2d. It is easily learned. Unlike most languages, it is very easily acquired, for most of the signs are natural in concept, and so logical that they explain themselves where their history is known. Six hundred signs (that is ideas) make a fairly good sign-talker.

3d. It is Indian talk. By means of this you can talk to any Plains Indian no matter what his speech; and there are many tribes each with its own tongue or dialect. In some measure it is understood and used by savages and keen observers all over the globe.

4th. A cognate code is the talk of the deaf; and is used the world round by them in preference to the manual alphabet when possible; so that a wide use of the much better Indian Sign Language will certainly result in their accepting it and thus tend to lessen the barrier between the deaf and their more fortunate brethren.

5th. It is silent talk. It can be used on occasions when it is necessary to give information, but improper or impossible to speak aloud. Thus, lecturers use it in directing their lanternist; friends use it for necessary information during musical performances; it is used at the bedside of the sick, the actors in a moving picture can utilize it, and so be comprehended the world round; the pantomime stage, forbidden to use speech, can easily make clear the plot by sign-talk.

In a recent letter, Prof. J. S. Long has furnished me with a touching instance (one that has since recurred) that indicates another and final service that the silent method can render: An eminent divine was on his deathbed. His life had been devoted to ministering to the deaf, he knew the Sign Language perfectly; for several hours before the end his power of ordinary speech had deserted him, but his mind was clear, and to the last he conversed freely with those about him, in this, the universal talk, the one which for its exercise depended on muscular powers that in his case were the last of all to fail.

6th. It allows talk in an uproar. It can be used when great noise makes it impossible to use the voice; therefore it can be of daily service in modern life, city or country, and each year it discovers new uses. Friends talk across a rackety thoroughfare or from a moving train; firemen and policemen, or sailors in a storm find it of growing service. The baseball umpire uses it when the roar of the multitude makes him voiceless; the catcher talks to the pitcher; the aeroplanist talks to his friends on earth; the stockholder on the curb buys and sells in it; the football captain or the army officer issues clear sign orders when the uproar of fight would drown even the trumpet call. The politician facing a shrieking mob may find it useful for conveying a few crude truths to his crude, unruly audience, thus opening the way for a more usual form of harangue, or failing in the attempt, he can at least inform his friends of his next move and his audience what he thinks of them. In St. Paul’s epoch-making address on the stairs of Jerusalem we have a good illustration of the first part of this.

7th. It is practical far-talk. It is a valuable method of talking at a distance, far beyond earshot. Compared with the other modes of far-signalling it has the great advantages of speed, for it gives a sentence while semaphore, Morse, or Myer code give a letter, and of inconspicuousness at short range, or in a crowd; also it is independent of apparatus.

8th.

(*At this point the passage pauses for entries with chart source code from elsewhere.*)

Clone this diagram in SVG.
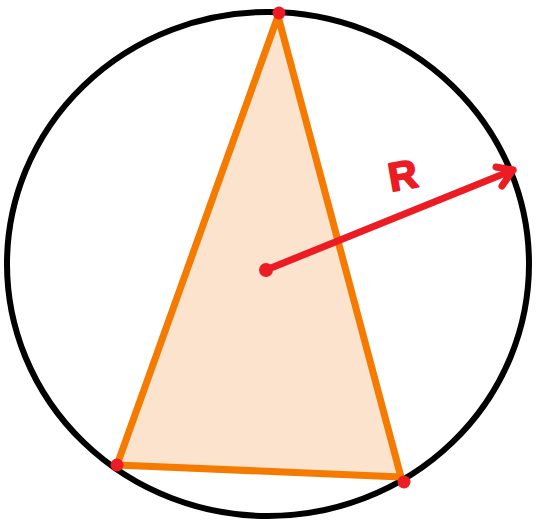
<svg xmlns="http://www.w3.org/2000/svg" width="540" height="520" viewBox="0 0 540 520">
<style>
.dot{fill:#EC1C24}
.red{stroke:#EC1C24;stroke-width:7;stroke-linecap:round;stroke-linejoin:round;fill:none}
</style>
<rect width="540" height="520" fill="#fff"/>
<g id="circle"><ellipse cx="268" cy="264" rx="261" ry="252" fill="none" stroke="#000" stroke-width="6"/></g>
<g id="triangle"><polygon points="278,16 117,465 401,477" fill="#FBE3CE" stroke="#F57A00" stroke-width="7" stroke-linejoin="round"/></g>
<g id="connectors">
<line class="red" x1="266" y1="270" x2="513" y2="170"/>
<polyline class="red" points="496,167 513,170 502,186"/>
</g>
<g id="label"><text x="388" y="188" font-family="Liberation Sans, sans-serif" font-weight="bold" font-size="40" fill="#EC1C24" stroke="#EC1C24" stroke-width="2" stroke-linejoin="round" transform="rotate(-10 410 172)">R</text></g>
<g id="points">
<circle class="dot" cx="279" cy="13" r="6.5"/>
<circle class="dot" cx="117" cy="465" r="6.5"/>
<circle class="dot" cx="404" cy="482" r="6.5"/>
<circle class="dot" cx="266" cy="270" r="7"/>
</g>
</svg>
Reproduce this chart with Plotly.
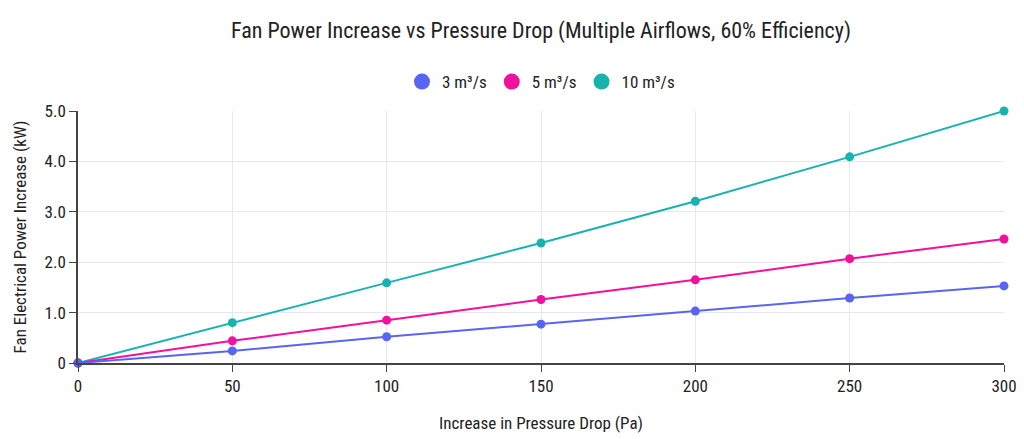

It is a true universal language. It is already established. Instinctively the whole world has adopted it in a measure; and daily proofs of this are seen. Rasmussen among the Eskimo would have been helpless, he tells us, for he knew not their tongue, and they not a word of his, but they were expert sign-talkers and the lingual barrier was swept away. So also Henry among the Mandans, and Butler among the Basutos, while a thousand other cases could be aligned.

It is so complete that Dr. W. C. Roe and many others regularly preach and lecture in the language of Signs, to congregations in which several spoken tongues are used and would be necessary to the preacher were he limited to sounds.

It is so fundamental indeed that it is the easiest means of communicating with animals; the best trainers of dogs and horses use Sign Language as the principal medium of command.

But, for lack of standards and codification, its use is much smaller than it might be; and yet larger than commonly supposed. At least 100 of the 725 signs herein given are in daily employ among hearing white folk in America. After a little extension of the study, as is inevitable with a standard code, one will be able to travel all over Europe, the world indeed, on Sign Language alone. No matter what the other man’s language may be, French, German, Russian, Greek, all are the same in the Sign Language because it expresses ideas, not words. This, then, is its chief obvious strength—It is a universal language.

It was with this in view that the French and German equivalents were added after each sign; and since it is impossible to render in one word a sign that stands for a broad idea and is capable of conveying many meanings, according to the context and sense, the foreign equivalents are understood to deal only with the simplest root idea, that which usually is expressed by the first of the English words given.

It is my earnest hope that we may have an International Society of the Sign Language whose functions would be to keep it pure, to add new signs as they are needed, and to aim at its complete development.

Also, that in furtherance of this a thorough, full, and careful record of the old Indian Sign Language will be made before it is too late; that is, before all the old-time Indians of the Plains are dead.

My own effort is meant not as a record of the past, but a starting point for the future.